Maintenance at sea is extremely difficult and risky. It is complicated to find qualified divers or pilots. On the other hand, says Petillot, it's easier to find someone to control a system as if they were playing a video game.

Concrete benefits

Thanks to their compact size and 360° omnidirectional maneuverability, underwater drones are a safe and efficient way for maritime and subsea industries, agencies and organizations to remotely evaluate and monitor their assets and conduct inspections while reducing both operational costs and human risks. Below are some examples of underwater ROVs’ real-world applications:

• Aquaculture

  Fisheries and other aquacultural enterprises can utilize underwater ROVs to remotely assess their fish farming operations. Traditionally, fish farmers would have to do so manually by making the dives themselves.

• Shipping

  Underwater drones enable shipping companies and shipyards to perform routine ship evaluations remotely and efficiently. They can also perform detailed hull inspections, shipyard activity monitoring and damage assessments.

• Offshore Energy

  Underwater ROVs are a safe and cost-effective way for offshore energy companies to remotely carry out detailed industrial inspections. They can perform maintenance at offshore platforms without having to put engineers in harm’s way.

• Utilities

  Utility providers such as power and telecommunications companies can deploy underwater drones to remotely assess and monitor subsea or submerged structures. Underwater drones can also track underwater pipelines, power cables and fiber optic data cables.

• Public Works

  Underwater drones are ideal for agencies and organizations that maintain various water-related public works. They routinely carry out detailed structural and safety inspections of waterways and ports. They can also monitor submerged structures like bridge piers and abutments, dams and other subsea platforms.

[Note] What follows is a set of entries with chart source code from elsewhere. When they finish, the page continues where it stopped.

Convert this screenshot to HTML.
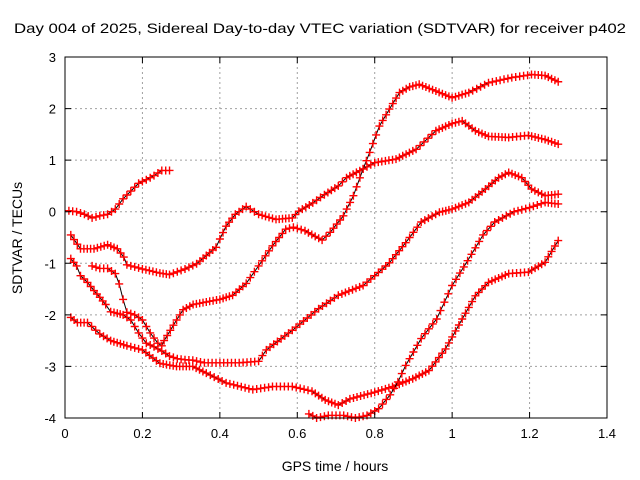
<!DOCTYPE html>
<html><head><meta charset="utf-8"><style>
html,body{margin:0;padding:0;background:#fff}
svg{display:block;font-family:"Liberation Sans",sans-serif}
</style></head><body>
<svg id="chart" width="640" height="480" viewBox="0 0 640 480" xmlns="http://www.w3.org/2000/svg">
<text x="320" y="33" text-anchor="middle" font-size="14" textLength="612" lengthAdjust="spacingAndGlyphs">Day 004 of 2025, Sidereal Day-to-day VTEC variation (SDTVAR) for receiver p402</text>
<text x="22" y="238" text-anchor="middle" font-size="14" transform="rotate(-90 22 238)">SDTVAR / TECUs</text>
<text x="335" y="471" text-anchor="middle" font-size="14">GPS time / hours</text>
<g id="grid"></g>
<g id="series"></g>
<rect x="65" y="57" width="542" height="361" fill="none" stroke="#000" stroke-width="1"/>
<g id="ticks"></g>
</svg>
<script>
const xTicks = [0, 0.2, 0.4, 0.6, 0.8, 1, 1.2, 1.4];
const xTickLabels = ["0", "0.2", "0.4", "0.6", "0.8", "1", "1.2", "1.4"];
const yTicks = [-4, -3, -2, -1, 0, 1, 2, 3];
const yTickLabels = ["-4", "-3", "-2", "-1", "0", "1", "2", "3"];

const s1x = [0.01,0.03,0.05,0.07,0.09,0.11,0.13,0.15,0.17,0.19,0.21,0.23,0.25,0.27];
const s1y = [0.02,0.0,-0.05,-0.12,-0.08,-0.05,0.05,0.25,0.4,0.55,0.62,0.7,0.8,0.8];

const s2x = [0.015,0.04,0.075,0.11,0.135,0.152,0.16,0.2,0.245,0.27,0.31,0.34,0.365,0.39,0.4,0.416,0.44,0.468,0.5,0.545,0.587,0.604,0.64,0.67,0.706,0.727,0.77,0.8,0.855,0.907,0.958,1.0,1.026,1.06,1.094,1.146,1.197,1.24,1.274];
const s2y = [-0.45,-0.72,-0.72,-0.64,-0.72,-0.88,-1.03,-1.11,-1.19,-1.22,-1.11,-1.01,-0.85,-0.69,-0.53,-0.28,-0.05,0.1,-0.05,-0.15,-0.12,0.01,0.17,0.33,0.5,0.66,0.83,0.95,1.02,1.21,1.57,1.71,1.76,1.57,1.46,1.44,1.48,1.4,1.31];

const s3x = [0.015,0.03,0.04,0.058,0.075,0.09,0.105,0.118,0.135,0.15,0.17,0.19,0.21,0.23,0.25,0.27,0.29,0.31,0.33,0.36,0.4,0.45,0.5,0.52,0.587,0.655,0.706,0.77,0.8,0.838,0.88,0.92,0.967,1.0,1.043,1.086,1.12,1.146,1.18,1.205,1.24,1.274];
const s3y = [-0.91,-1.05,-1.24,-1.37,-1.53,-1.66,-1.8,-1.94,-1.97,-2.0,-2.1,-2.35,-2.55,-2.62,-2.7,-2.8,-2.85,-2.87,-2.88,-2.93,-2.93,-2.93,-2.9,-2.68,-2.3,-1.88,-1.62,-1.43,-1.24,-0.99,-0.6,-0.2,-0.01,0.05,0.18,0.44,0.66,0.76,0.66,0.44,0.31,0.34];

const s4x = [0.07,0.09,0.11,0.13,0.14,0.15,0.16,0.18,0.2,0.22,0.24,0.25,0.256,0.28,0.305,0.331,0.365,0.4,0.433,0.468,0.5,0.536,0.57,0.59,0.62,0.664,0.685,0.719,0.745,0.77,0.787,0.812,0.838,0.864,0.89,0.915,0.958,1.0,1.043,1.094,1.154,1.205,1.24,1.274];
const s4y = [-1.05,-1.1,-1.1,-1.2,-1.4,-1.7,-1.95,-2.0,-2.1,-2.35,-2.55,-2.6,-2.5,-2.2,-1.9,-1.8,-1.75,-1.7,-1.62,-1.39,-1.05,-0.66,-0.34,-0.3,-0.37,-0.55,-0.4,-0.08,0.31,0.83,1.15,1.66,1.99,2.31,2.42,2.47,2.34,2.21,2.31,2.5,2.6,2.66,2.64,2.52];

const s5x = [0.015,0.032,0.058,0.09,0.118,0.16,0.2,0.245,0.288,0.33,0.365,0.416,0.485,0.536,0.587,0.638,0.672,0.706,0.736,0.8,0.855,0.898,0.94,0.983,1.026,1.06,1.094,1.146,1.197,1.24,1.274];
const s5y = [-2.05,-2.15,-2.15,-2.37,-2.5,-2.6,-2.68,-2.94,-3.0,-3.0,-3.13,-3.32,-3.45,-3.39,-3.39,-3.48,-3.65,-3.75,-3.63,-3.5,-3.37,-3.24,-3.08,-2.66,-2.08,-1.63,-1.37,-1.2,-1.17,-0.98,-0.56];

const s6x = [0.63,0.65,0.68,0.72,0.75,0.78,0.81,0.84,0.86,0.88,0.92,0.96,1.0,1.04,1.08,1.11,1.16,1.2,1.24,1.274];
const s6y = [-3.92,-4.0,-3.95,-3.95,-4.0,-3.95,-3.82,-3.55,-3.3,-2.98,-2.46,-2.08,-1.43,-0.95,-0.45,-0.2,0.0,0.08,0.18,0.15];

const seriesX = [s1x, s2x, s3x, s4x, s5x, s6x];
const seriesY = [s1y, s2y, s3y, s4y, s5y, s6y];

const L = 65, R = 607, T = 57, B = 418;
const xMin = 0, xMax = 1.4, yMin = -4, yMax = 3;
function xs(v){ return L + (v - xMin) / (xMax - xMin) * (R - L); }
function ys(v){ return B - (v - yMin) / (yMax - yMin) * (B - T); }
const NS = "http://www.w3.org/2000/svg";
function mk(tag, attrs){ const e = document.createElementNS(NS, tag); for (const k in attrs) e.setAttribute(k, attrs[k]); return e; }

const grid = document.getElementById('grid');
const ticks = document.getElementById('ticks');
xTicks.forEach((t, i) => {
  const x = xs(t);
  if (i > 0 && i < xTicks.length - 1) {
    const g = mk('line', {x1:x, y1:T, x2:x, y2:B, stroke:'#a0a0a0', 'stroke-width':1, 'stroke-dasharray':'2,3'});
    
    
    grid.appendChild(g);
  }
  const tk = mk('path', {d:`M${x},${B}v-6M${x},${T}v6`, stroke:'#000', 'stroke-width':1});
  
  
  ticks.appendChild(tk);
  const lb = mk('text', {x:x, y:B + 20, 'text-anchor':'middle', 'font-size':13});
  lb.textContent = xTickLabels[i];
  
  
  ticks.appendChild(lb);
});
yTicks.forEach((t, i) => {
  const y = ys(t);
  if (i > 0 && i < yTicks.length - 1) {
    const g = mk('line', {x1:L, y1:y, x2:R, y2:y, stroke:'#a0a0a0', 'stroke-width':1, 'stroke-dasharray':'2,3'});
    
    
    grid.appendChild(g);
  }
  const tk = mk('path', {d:`M${L},${y}h6M${R},${y}h-6`, stroke:'#000', 'stroke-width':1});
  
  
  ticks.appendChild(tk);
  const lb = mk('text', {x:L - 9, y:y + 5, 'text-anchor':'end', 'font-size':13});
  lb.textContent = yTickLabels[i];
  
  
  ticks.appendChild(lb);
});

const sg = document.getElementById('series');
seriesX.forEach((X, si) => {
  const Y = seriesY[si];
  const pts = X.map((v, j) => [xs(v), ys(Y[j])]);
  const line = mk('polyline', {points: pts.map(p => p.join(',')).join(' '), fill:'none', stroke:'#000', 'stroke-width':1});
  
  
  sg.appendChild(line);
  let d = '';
  const step = 3.6;
  for (let j = 0; j < pts.length - 1; j++) {
    const [x0, y0] = pts[j], [x1, y1] = pts[j + 1];
    const n = Math.max(1, Math.round((x1 - x0) / step));
    for (let k = 0; k < n; k++) {
      const f = k / n;
      const px = x0 + (x1 - x0) * f, py = y0 + (y1 - y0) * f;
      d += `M${(px - 4).toFixed(1)},${py.toFixed(1)}h8M${px.toFixed(1)},${(py - 4).toFixed(1)}v8`;
    }
  }
  const last = pts[pts.length - 1];
  d += `M${last[0] - 4},${last[1]}h8M${last[0]},${last[1] - 4}v8`;
  const marks = mk('path', {d: d, stroke:'#ff0000', 'stroke-width':1.4, fill:'none'});
  
  
  sg.appendChild(marks);
});
</script>
</body></html>
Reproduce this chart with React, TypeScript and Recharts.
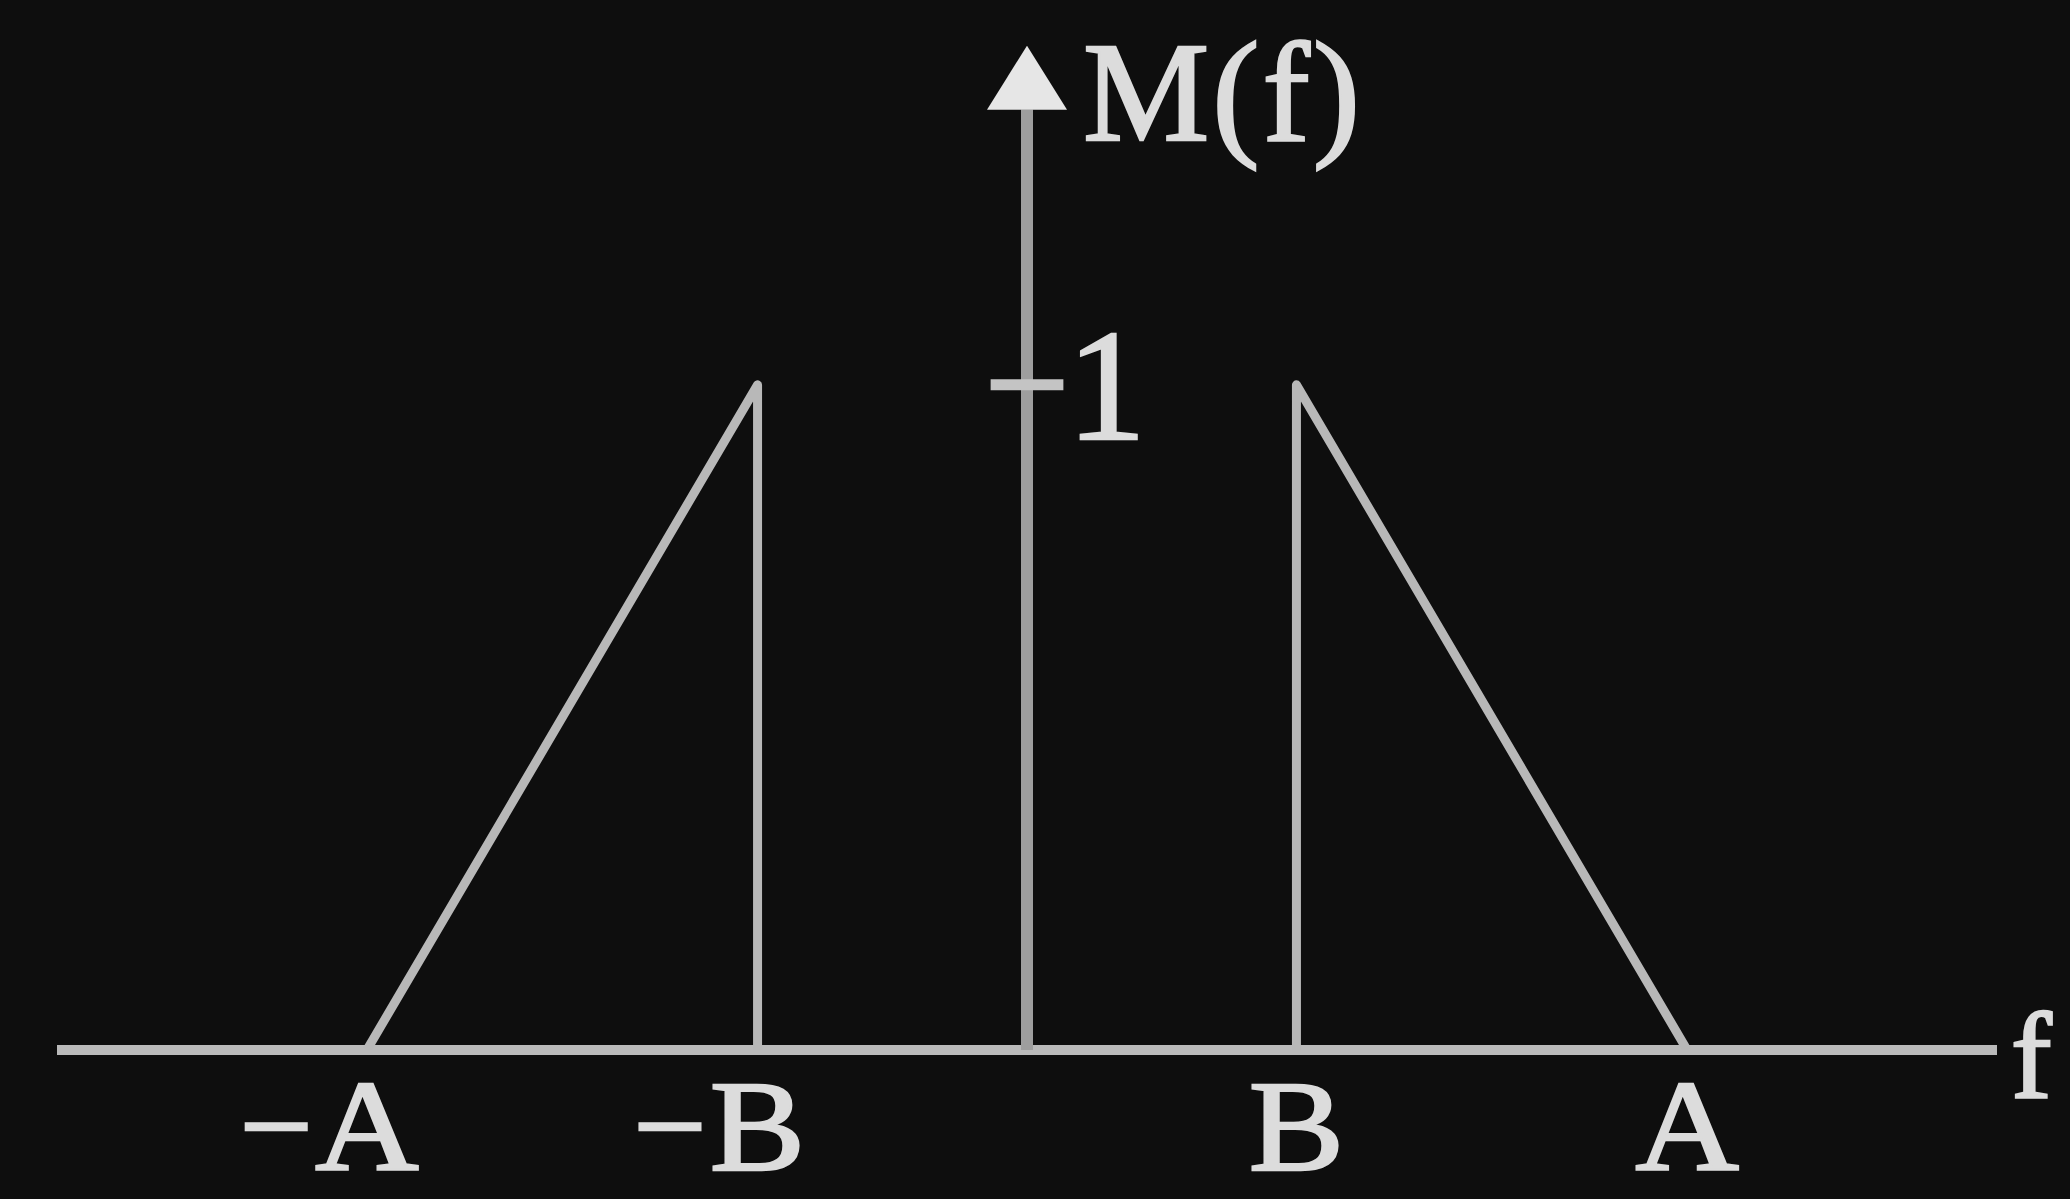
import { Line, LineChart, ReferenceDot, ReferenceLine, XAxis, YAxis } from "recharts";

// Spectrum M(f): two one-sided triangles between |f| = B and |f| = A.
const LOWER_F = [-2.45, -1, -1];
const LOWER_M = [0, 1, 0];
const UPPER_F = [1, 1, 2.45];
const UPPER_M = [0, 1, 0];

const TICK_VALUES = [-2.45, -1, 1, 2.45];
const TICK_LABELS = ["−A", "−B", "B", "A"];
const Y_TICK = 1;
const Y_TICK_LABEL = "1";
const Y_TITLE = "M(f)";
const X_TITLE = "f";

const F_DOMAIN: [number, number] = [-3.6, 3.6];
const M_DOMAIN: [number, number] = [0, 1.52];
const ARROW_TIP = 1.51;
const ARROW_BASE = 1.414;
const TICK_HALF = 0.135;

const lower = LOWER_F.map((f, i) => ({ f, m: LOWER_M[i] }));
const upper = UPPER_F.map((f, i) => ({ f, m: UPPER_M[i] }));

const BG = "#0e0e0e";
const INK = "#dcdcdc";
const LINE = "#b8b8b8";
const FONT = "'Liberation Serif', 'DejaVu Serif', serif";

// heavier glyphs: fill plus a thin outline in the same colour
const textStyle = { fill: INK, stroke: INK, strokeWidth: 2.5, fontFamily: FONT };

function FreqTick(props: any) {
  const { x, y, payload } = props;
  const i = TICK_VALUES.indexOf(payload.value);
  const label = TICK_LABELS[i] ?? "";
  const neg = label.startsWith("−");
  const letter = neg ? label.slice(1) : label;
  const half = letter === "A" ? 50 : 47;
  return (
    <g>
      {neg && (
        <text x={x - half - 4} y={y + 120} textAnchor="end" fontSize={130} {...textStyle}>
          −
        </text>
      )}
      <text
        x={x}
        y={y + 120}
        textAnchor="middle"
        fontSize={130}
        transform={`translate(${x} 0) scale(1.1 1) translate(${-x} 0)`}
        {...textStyle}
      >
        {letter}
      </text>
    </g>
  );
}

export default function App() {
  return (
    <div style={{ position: "absolute", left: 0, top: 0, width: 2070, height: 1199, background: BG }}>
      <LineChart width={2070} height={1199} margin={{ top: 39, right: 73, bottom: 49, left: 57 }}>
        <XAxis
          type="number"
          dataKey="f"
          domain={F_DOMAIN}
          ticks={TICK_VALUES}
          allowDataOverflow
          axisLine={false}
          tickLine={false}
          tickSize={0}
          tickMargin={0}
          height={100}
          interval={0}
          tick={<FreqTick />}
        />
        <YAxis type="number" dataKey="m" domain={M_DOMAIN} allowDataOverflow hide />

        {/* frequency axis */}
        <ReferenceLine y={0} stroke="#bababa" strokeWidth={10} ifOverflow="visible" />
        {/* magnitude axis shaft and unit tick */}
        <ReferenceLine
          segment={[{ x: 0, y: 0 }, { x: 0, y: ARROW_BASE }]}
          stroke="#9e9e9e"
          strokeWidth={12}
          ifOverflow="visible"
        />
        <ReferenceLine
          segment={[{ x: -TICK_HALF, y: Y_TICK }, { x: TICK_HALF, y: Y_TICK }]}
          stroke="#c4c4c4"
          strokeWidth={11}
          ifOverflow="visible"
        />

        <Line
          data={lower}
          dataKey="m"
          type="linear"
          stroke={LINE}
          strokeWidth={9}
          strokeLinejoin="round"
          dot={false}
          isAnimationActive={false}
        />
        <Line
          data={upper}
          dataKey="m"
          type="linear"
          stroke={LINE}
          strokeWidth={9}
          strokeLinejoin="round"
          dot={false}
          isAnimationActive={false}
        />

        <ReferenceDot
          x={0}
          y={ARROW_TIP}
          ifOverflow="visible"
          shape={(p: any) => (
            <g>
              <polygon
                points={`${p.cx},${p.cy} ${p.cx - 40},${p.cy + 64} ${p.cx + 40},${p.cy + 64}`}
                fill="#e6e6e6"
              />
              <text x={p.cx + 56} y={p.cy + 94} fontSize={142} letterSpacing={3} {...textStyle}>
                {Y_TITLE}
              </text>
            </g>
          )}
        />
        <ReferenceDot
          x={0}
          y={Y_TICK}
          ifOverflow="visible"
          shape={(p: any) => (
            <text x={p.cx + 40} y={p.cy + 54} fontSize={158} {...textStyle}>
              {Y_TICK_LABEL}
            </text>
          )}
        />
        <ReferenceDot
          x={F_DOMAIN[1]}
          y={0}
          ifOverflow="visible"
          shape={(p: any) => (
            <text x={p.cx + 14} y={p.cy + 47} fontSize={122} {...textStyle}>
              {X_TITLE}
            </text>
          )}
        />
      </LineChart>
    </div>
  );
}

• Search and Rescue/Recovery

  Thanks to their ability to house a variety of add-ons (such as buoyant robotic arms and other search and recovery tools), underwater ROVs are perfectly suited for a range of underwater search and rescue, as well as salvage and recovery operations. Their ability to retrieve and carry much heavier payloads than human divers is an obvious advantage. In situations that require the deployment of human divers, underwater drones can identify potential dangers to the environment before sending in human assets.

• Defense and Security

  Since underwater ROVs can be operated remotely from a distance, they can scout, locate, identify and eliminate dangerous underwater threats that may be present within naval theaters of operations without the need to place human assets in jeopardy.

• Academia

  Since they are much more affordable than cost-prohibitive submarines, underwater ROVs greatly lower the barrier to entry for educators and students studying marine biology, naval engineering and other maritime fields. Underwater drones allow educators to safely and efficiently conduct detailed subaquatic explorations to uncover the mysteries of the vast oceans.

• Marine Conservation and Preservation

  Thanks to their much smaller footprint and relatively quiet operation, underwater ROVs are also important tools for organizations working in marine conservation and ecological preservation. They facilitate the non-disruptive monitoring of these marine environments that are home to hundreds of thousands of aquatic species, as well as the diverse habitats that support them.